**RECORDED INFORMATION:**

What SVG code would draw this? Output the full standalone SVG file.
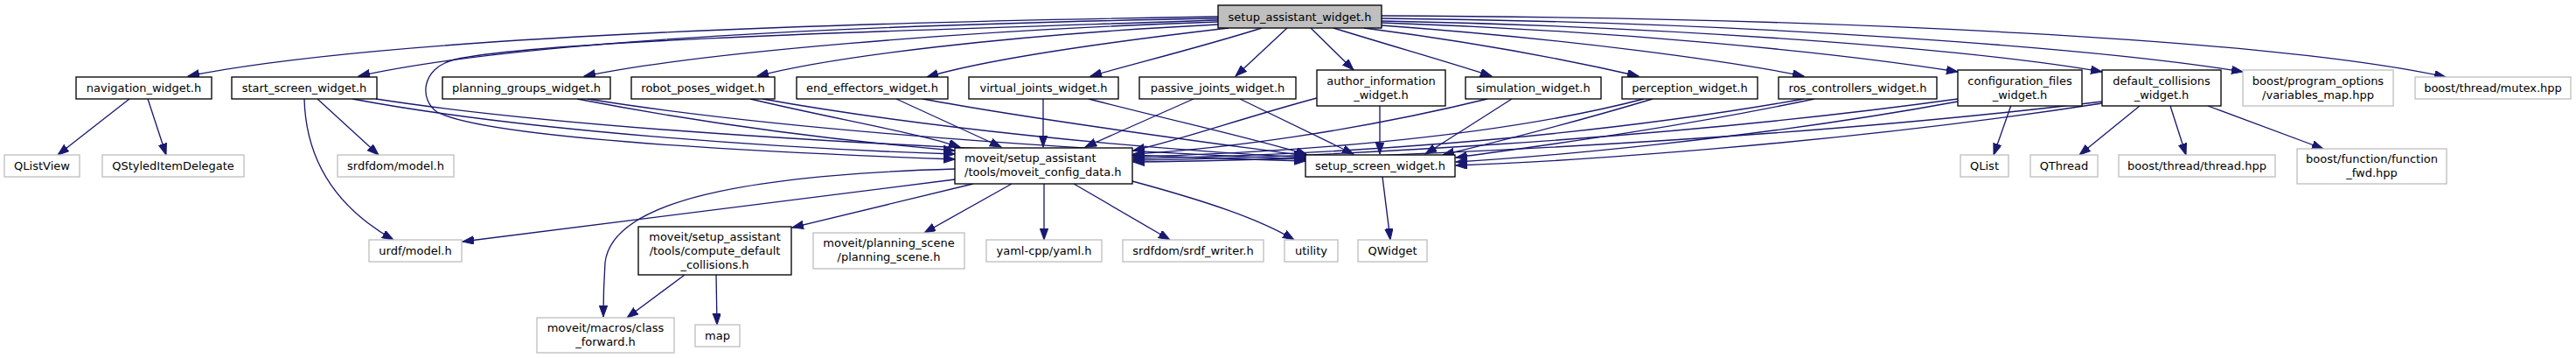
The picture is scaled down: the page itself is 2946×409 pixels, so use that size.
<svg xmlns="http://www.w3.org/2000/svg" width="2946" height="409" viewBox="0 0 2946 409">
<style>
.nd rect{fill:#fff;stroke:#000;stroke-width:1.33}
.ex rect{fill:#fff;stroke:#bfbfbf;stroke-width:1.33}
.mn rect{fill:#bfbfbf;stroke:#000;stroke-width:1.33}
text{font-family:"DejaVu Sans","Liberation Sans",sans-serif;font-size:13px;fill:#000;text-anchor:middle}
text.l{text-anchor:start}
#edges path{fill:none;stroke:#191970;stroke-width:1.33;marker-end:url(#arr)}
</style>
<defs>
<marker id="arr" markerUnits="userSpaceOnUse" markerWidth="14" markerHeight="10" refX="13" refY="4.7" orient="auto">
<path d="M0,0 L13,4.7 L0,9.4 z" fill="#191970" stroke="#191970" stroke-width="1"/>
</marker>
</defs>
<rect width="2946" height="409" fill="#fff"/>
<g id="edges">
<path d="M1393,19 C1000,25 450,40 215,87"/>
<path d="M1393,21 C1000,28 600,45 410,87"/>
<path d="M1393,23 C1100,33 620,45 520,68 C480,78 480,115 500,128 C560,160 900,175 1092,182"/>
<path d="M1393,25 C1100,35 800,60 668,87"/>
<path d="M1393,28 C1150,40 950,65 866,87"/>
<path d="M1405,32 C1250,50 1120,70 1060,88"/>
<path d="M1443,32 C1380,52 1300,72 1247,87"/>
<path d="M1472,32 L1413,87"/>
<path d="M1499,32 L1548,80"/>
<path d="M1525,32 C1600,55 1660,72 1706,87"/>
<path d="M1560,32 C1700,50 1800,70 1874,87"/>
<path d="M1580,29 C1800,45 1980,70 2063,87"/>
<path d="M1580,26 C1850,35 2100,60 2239,82"/>
<path d="M1580,24 C1900,30 2250,55 2404,82"/>
<path d="M1580,21 C2000,25 2400,55 2565,82"/>
<path d="M1580,18 C2100,20 2600,45 2797,88"/>
<path d="M148,113 L66,177"/>
<path d="M169,113 L190,177"/>
<path d="M363,113 L433,177"/>
<path d="M348,113 C350,190 390,240 450,274"/>
<path d="M403,113 C600,150 900,170 1092,176"/>
<path d="M430,113 C700,155 1200,175 1493,184"/>
<path d="M660,113 C800,140 950,160 1092,172"/>
<path d="M672,113 C900,150 1250,172 1493,182"/>
<path d="M858,113 C950,135 1050,152 1098,168"/>
<path d="M872,113 C1050,145 1300,170 1493,180"/>
<path d="M1025,113 L1145,168"/>
<path d="M1055,113 C1200,140 1400,165 1493,178"/>
<path d="M1193,113 L1193,168"/>
<path d="M1245,113 C1350,140 1450,162 1495,177"/>
<path d="M1365,113 L1241,168"/>
<path d="M1418,113 L1548,176"/>
<path d="M1506,112 C1420,135 1350,160 1296,172"/>
<path d="M1578,121 L1578,176"/>
<path d="M1701,113 C1550,150 1400,170 1296,176"/>
<path d="M1729,113 L1630,176"/>
<path d="M1880,113 C1700,160 1450,175 1296,179"/>
<path d="M1890,113 C1800,140 1700,165 1650,177"/>
<path d="M2063,113 C1800,160 1500,178 1296,181"/>
<path d="M2075,113 C1900,150 1720,172 1665,180"/>
<path d="M2239,113 C1900,160 1500,180 1296,183"/>
<path d="M2239,116 C2000,160 1750,180 1665,185"/>
<path d="M2404,116 C2000,165 1500,183 1296,185"/>
<path d="M2404,118 C2100,165 1780,185 1665,189"/>
<path d="M2300,120 L2280,177"/>
<path d="M2447,121 L2378,177"/>
<path d="M2482,121 L2500,177"/>
<path d="M2525,121 L2657,170"/>
<path d="M1092,205 L529,276"/>
<path d="M1092,193 C850,200 700,230 692,300 C690,330 690,350 690,362"/>
<path d="M1113,210 L906,260"/>
<path d="M1157,210 L1057,266"/>
<path d="M1194,210 L1194,274"/>
<path d="M1228,210 L1338,274"/>
<path d="M1295,207 C1380,230 1440,250 1480,274"/>
<path d="M1581,202 L1590,274"/>
<path d="M783,314 L717,363"/>
<path d="M819,314 L820,371"/>
</g>
<g id="n_sa" class="mn"><rect x="1393" y="6" width="187" height="26"/><text x="1486.5" y="23.5">setup_assistant_widget.h</text></g>
<g id="n_nav" class="nd"><rect x="87" y="88" width="155" height="25"/><text x="164.5" y="105">navigation_widget.h</text></g>
<g id="n_start" class="nd"><rect x="265" y="88" width="166" height="25"/><text x="348" y="105">start_screen_widget.h</text></g>
<g id="n_pg" class="nd"><rect x="506" y="88" width="192" height="25"/><text x="602" y="105">planning_groups_widget.h</text></g>
<g id="n_rp" class="nd"><rect x="722" y="88" width="164" height="25"/><text x="804" y="105">robot_poses_widget.h</text></g>
<g id="n_ee" class="nd"><rect x="911" y="88" width="173" height="25"/><text x="997.5" y="105">end_effectors_widget.h</text></g>
<g id="n_vj" class="nd"><rect x="1108" y="88" width="171" height="25"/><text x="1193.5" y="105">virtual_joints_widget.h</text></g>
<g id="n_pj" class="nd"><rect x="1303" y="88" width="179" height="25"/><text x="1392.5" y="105">passive_joints_widget.h</text></g>
<g id="n_ai" class="nd"><rect x="1506" y="80" width="147" height="41"/><text x="1579.5" y="97">author_information</text><text x="1579.5" y="113">_widget.h</text></g>
<g id="n_sim" class="nd"><rect x="1676" y="88" width="155" height="25"/><text x="1753.5" y="105">simulation_widget.h</text></g>
<g id="n_per" class="nd"><rect x="1855" y="88" width="155" height="25"/><text x="1932.5" y="105">perception_widget.h</text></g>
<g id="n_ros" class="nd"><rect x="2034" y="88" width="181" height="25"/><text x="2124.5" y="105">ros_controllers_widget.h</text></g>
<g id="n_cf" class="nd"><rect x="2239" y="80" width="142" height="41"/><text x="2310" y="97">configuration_files</text><text x="2310" y="113">_widget.h</text></g>
<g id="n_dc" class="nd"><rect x="2404" y="80" width="136" height="41"/><text x="2472" y="97">default_collisions</text><text x="2472" y="113">_widget.h</text></g>
<g id="n_vm" class="ex"><rect x="2565" y="80" width="172" height="41"/><text x="2651" y="97">boost/program_options</text><text x="2651" y="113">/variables_map.hpp</text></g>
<g id="n_mut" class="ex"><rect x="2762" y="88" width="178" height="25"/><text x="2851" y="105">boost/thread/mutex.hpp</text></g>
<g id="n_qlv" class="ex"><rect x="5" y="177" width="86" height="25"/><text x="48" y="194">QListView</text></g>
<g id="n_qsid" class="ex"><rect x="117" y="177" width="162" height="25"/><text x="198" y="194">QStyledItemDelegate</text></g>
<g id="n_srdfm" class="ex"><rect x="386" y="177" width="133" height="25"/><text x="452.5" y="194">srdfdom/model.h</text></g>
<g id="n_mcd" class="nd"><rect x="1092" y="169" width="203" height="41"/><text class="l" x="1103" y="185">moveit/setup_assistant</text><text class="l" x="1103" y="201">/tools/moveit_config_data.h</text></g>
<g id="n_ssw" class="nd"><rect x="1493" y="177" width="171" height="25"/><text x="1578.5" y="194">setup_screen_widget.h</text></g>
<g id="n_qlist" class="ex"><rect x="2242" y="177" width="55" height="25"/><text x="2269.5" y="194">QList</text></g>
<g id="n_qthread" class="ex"><rect x="2322" y="177" width="77" height="25"/><text x="2360.5" y="194">QThread</text></g>
<g id="n_bthread" class="ex"><rect x="2423" y="177" width="179" height="25"/><text x="2512.5" y="194">boost/thread/thread.hpp</text></g>
<g id="n_bfunc" class="ex"><rect x="2627" y="170" width="171" height="40"/><text x="2712.5" y="186">boost/function/function</text><text x="2712.5" y="202">_fwd.hpp</text></g>
<g id="n_urdf" class="ex"><rect x="422" y="274" width="106" height="25"/><text x="475" y="291">urdf/model.h</text></g>
<g id="n_cdc" class="nd"><rect x="730" y="259" width="175" height="55"/><text x="817.5" y="275">moveit/setup_assistant</text><text x="817.5" y="291">/tools/compute_default</text><text x="817.5" y="307">_collisions.h</text></g>
<g id="n_ps" class="ex"><rect x="930" y="266" width="173" height="41"/><text x="1016.5" y="282">moveit/planning_scene</text><text x="1016.5" y="298">/planning_scene.h</text></g>
<g id="n_yaml" class="ex"><rect x="1128" y="274" width="132" height="25"/><text x="1194" y="291">yaml-cpp/yaml.h</text></g>
<g id="n_srdfw" class="ex"><rect x="1284" y="274" width="161" height="25"/><text x="1364.5" y="291">srdfdom/srdf_writer.h</text></g>
<g id="n_util" class="ex"><rect x="1469" y="274" width="61" height="25"/><text x="1499.5" y="291">utility</text></g>
<g id="n_qw" class="ex"><rect x="1553" y="274" width="79" height="25"/><text x="1592.5" y="291">QWidget</text></g>
<g id="n_macros" class="ex"><rect x="614" y="363" width="157" height="40"/><text x="692.5" y="379">moveit/macros/class</text><text x="692.5" y="395">_forward.h</text></g>
<g id="n_map" class="ex"><rect x="795" y="371" width="51" height="25"/><text x="820.5" y="388">map</text></g>
</svg>
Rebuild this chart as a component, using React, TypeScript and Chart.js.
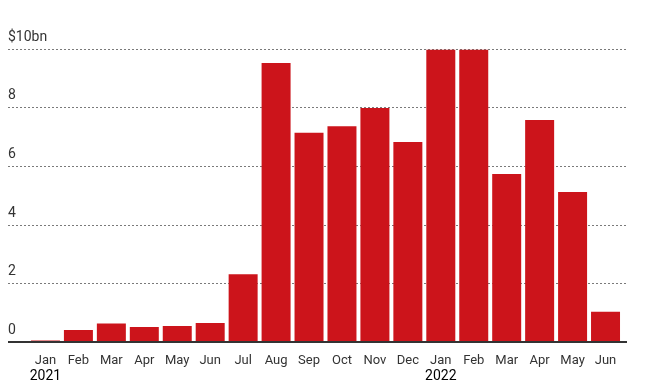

**EXERCISE DIRECTIONS:** Wherever the word "this" occurs in a line of the listing, copy that line.

**ANSWER TO THE TASK:**
What SVG code would draw this? Output the full standalone SVG file.
Rebuild this chart as a component, using React, TypeScript and Chart.js.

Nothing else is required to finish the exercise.